Six million isn’t enough for them.

Richler uses all of six words spoken silently by Mrs Hersh to capture the sheer terror and the defense mechanism that surfaces in her at the merest of foot-stampings. Yes, it’s ludicrous for Mrs Hersh to feel a threat of persecution in such a situation but, for any Jewish woman of a certain age, one of the great lessons of the Holocaust is that no act is too trivial to be the basis of damnation by anti-Semites. It’s the morality of the distressed survivor in every age of acute anxiety. How anyone raised within earshot of a New Testament and the brief dialogues and even briefer interior reflections of the Gospels could ever attach greater moral and literary weight to the bloated, orotund language of Robertson Davies simply baffles me. Willfulness? Bravado?

In a comic case of the pot calling the kettle schwartz, Serafin accuses Marchand of being offensive and patronizing towards a great writer for writing this of Words with Power, the second of Northrop Frye’s two studies of the Bible. He quotes Marchand at length: “So, to get to the nub of the matter, the question of whether the God of the Bible really exists – or, as Frye might put it, “really exists” – is silly. Of course, He exists. You can imagine Him, can’t you? The whole of Words with Power is an argument that a reader’s imaginative absorption into the myth and metaphors of the Bible leads to the dissolving of the “antithesis between a human subject and a divine object.”. . .

“The argument….will not be convincing to those who believe that reality is even richer than the human imagination. This may seem a bizarre or trivial example, but at one point, while reading Words with Power, I thought of the case of Elvis Presley – a mythical, almost godlike figure in the making, if one can judge by his omnipresent icons. If a chronicle of Presley’s life were preserved for generations hence, what would the Northrop Frye critic make of it? Such a critic would note that Presley had a twin brother who died at birth, and probably say, as Frye does in Words with Power, that the twin motif, applied to heroes and gods, runs all through folklore and literature…..

“There is a great deal more that this Frye critic could do with the life of Presley. All of it would amount, in the end, to less than the fact of Presley’s existence, to the terrible importance of a life that “really happened.” Christians no doubt feel the same way, in a case of infinitely greater moment, about Frye’s treatment of Jesus.”

Serafin thinks that Marchand is unduly sarcastic and makes two mistakes. “First, he assumes that Frye wasn’t interested in what “really happened.” Second, he assumes that he knows better than Frye how the imagination relates to reality, something which especially shows itself in his pompous final paragraph, in which he implies that Frye treats Christian belief frivolously.” But Frye really wasn’t interested in what “really happened” in the events reported in the Bible and says as much at many points in many places. And, according to George Grant (who was harsh in his review of The Great Code for The Globe and Mail) and the greater number of Christian theologians and Biblical scholars who have considered Frye’s two books, he does treat Christian belief frivolously. I don’t consider this a major flaw in his work but then again, I’m not a Christian let alone a practicing Catholic deeply immersed in the analogical tradition of Aquinas, Maurer, Maritain, and McLuhan. But I do object strenuously, on literary grounds, to Frye’s cavalier approach to the actual texts anthologized by the makers of the Bible.

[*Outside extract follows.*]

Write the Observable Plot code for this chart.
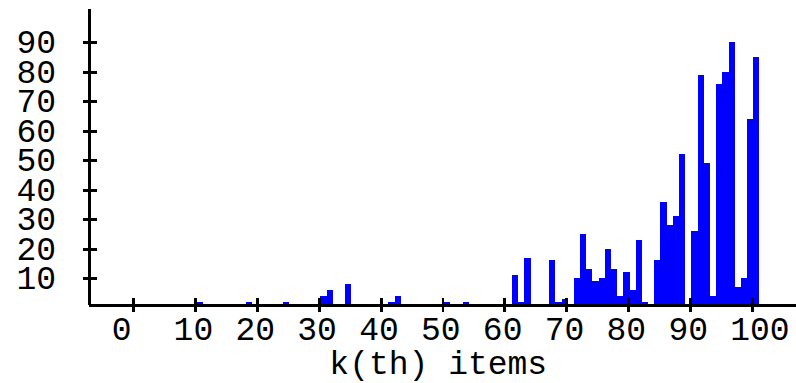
<!DOCTYPE html>
<html>
<head>
<meta charset="utf-8">
<script src="https://cdn.jsdelivr.net/npm/d3@7"></script>
<script src="https://cdn.jsdelivr.net/npm/@observablehq/plot@0.6"></script>
<style>
  html, body { margin: 0; padding: 0; background: #fff; }
  svg { shape-rendering: crispEdges; }
</style>
</head>
<body>
<div id="chart"></div>
<script>
// k(th) item index and its count
const kValues = [10, 18, 24, 30, 31, 34, 41, 42, 50, 53,
  61, 62, 63, 67, 68, 69, 71, 72, 73, 74, 75, 76, 77, 78, 79, 80, 81, 82,
  84, 85, 86, 87, 88, 90, 91, 92, 93, 94, 95, 96, 97, 98, 99, 100];
const counts = [2, 2, 2, 4, 6, 8, 2, 4, 2, 2,
  11, 2, 17, 16, 2, 3, 10, 25, 13, 9, 10, 20, 13, 4, 12, 6, 23, 2,
  16, 36, 28, 31, 52, 26, 79, 49, 4, 76, 80, 90, 7, 10, 64, 85];
const xTicks = [0, 10, 20, 30, 40, 50, 60, 70, 80, 90, 100];
const yTicks = [10, 20, 30, 40, 50, 60, 70, 80, 90];
const xDomain = [-7.24, 107.16];
const yDomain = [1, 101.3];
const xLabel = "k(th) items";

const data = kValues.map((k, i) => ({k, v: counts[i]}));
const font = "Liberation Mono, monospace";

const chart = Plot.plot({
  width: 796,
  height: 383,
  marginLeft: 88.5,
  marginRight: 0,
  marginTop: 9,
  marginBottom: 78.3,
  style: {background: "#fff", fontFamily: font},
  x: {domain: xDomain, axis: null},
  y: {domain: yDomain, axis: null},
  marks: [
    Plot.rectY(data, {
      x1: d => d.k + 0.25,
      x2: d => d.k + 1.25,
      y1: yDomain[0],
      y2: "v",
      fill: "#0000ff",
      inset: 0
    }),
    Plot.ruleX([xDomain[0]], {stroke: "#000", strokeWidth: 3}),
    Plot.ruleY([yDomain[0]], {stroke: "#000", strokeWidth: 3}),
    Plot.axisY({ticks: yTicks, tickSize: 14, dx: 8, text: null, label: null, stroke: "#000", strokeWidth: 2.7, strokeOpacity: 1}),
    Plot.axisY({ticks: yTicks, tickSize: 0, tickPadding: 33, fontSize: 33, fontFamily: font, fill: "#000", label: null}),
    Plot.axisX({ticks: xTicks, tickSize: 13.7, dy: -6.7, text: null, label: null, stroke: "#000", strokeWidth: 2.7, strokeOpacity: 1}),
    Plot.axisX({ticks: xTicks, tickSize: 0, tickPadding: 11, textAnchor: "start", dx: -22, fontSize: 33, fontFamily: font, fill: "#000", label: null}),
    Plot.text([xLabel], {frameAnchor: "bottom", dx: -4.5, dy: 58.7, lineAnchor: "middle", fontSize: 33, fontFamily: font, fill: "#000"})
  ]
});
document.getElementById("chart").appendChild(chart);
</script>
</body>
</html>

Serafin reads Frye as Frye wants to be read – uncritically, theoretically, unrealistically. The much-vaunted pattern of call and response, type and antitype, the remarkable double mirror , the self-enclosed world , the group voice that Frye attributes to the Bible is partly the invention of the translators of the King James Bible and partly Frye’s own idiosyncratic imposition on the text whose underlying principles of unity within diversity manifest levels of political, theological, and literary complexity that Frye simply refused to consider: they might have scratched the Teflon of his self-proclaimed “genius.” Frye’s dialectical typology is no more to be found embedded in the Hebrew and Greek originals than are the titles, chapter divisions, verse numberings or highlighted words that Serafin so admires but thinks make the Bible “so archaic” to modern readers. For Serafin, Frye is worthy of uncritical acceptance because his typology induces a very special conception of history, “the future as a realization of the past and the past as a prefiguration of the future,” which produces “a mode of thinking that structures time” in a way that allows its practitioners to “feel that a deeply comforting order exists which has nothing to do with causation, the thing usually associated with historical change. And this is true whether what is being considered is the existence of the individual or the existence of mankind.” Or, “a sense there is nothing outside its double mirror – the Beginning is reflected in the End and the End in the Beginning.” Thus, it “simultaneously miniaturizes the universe and subjects it in its entirety to narrative” and “in doing so it holds out the promise of an end to history, an apotheosis which is to be humanity’s permanent and ever-renewed consolation.”

Is Frye so much the Vedantist, so indebted to Aldous Huxley’s Perennial Philosophy as Serafin makes him? It’s arguable that he isn’t.

Frye was drawn to the Bible as Serafin is drawn to science fiction, “arguably the most important form of writing today,” by the gargantuan hope it proposes. Frye’s “reading of the Bible (and indeed of literature and human work in general) was entirely bound up with the concept of redemption” – “a vision of humanity no longer lost in the hell it has made for itself.” To reject this as “unrealistic” does not demonstrate, as Serafin insists it does, that Marchand shows “absolutely no appreciation of literature’s need to be imaginative.” Serafin claims that writers such as Marchand, Richler, Coupland, and Smith (and I include myself in their company) cannot feel what Proust felt when he wrote of Bergotte’s death.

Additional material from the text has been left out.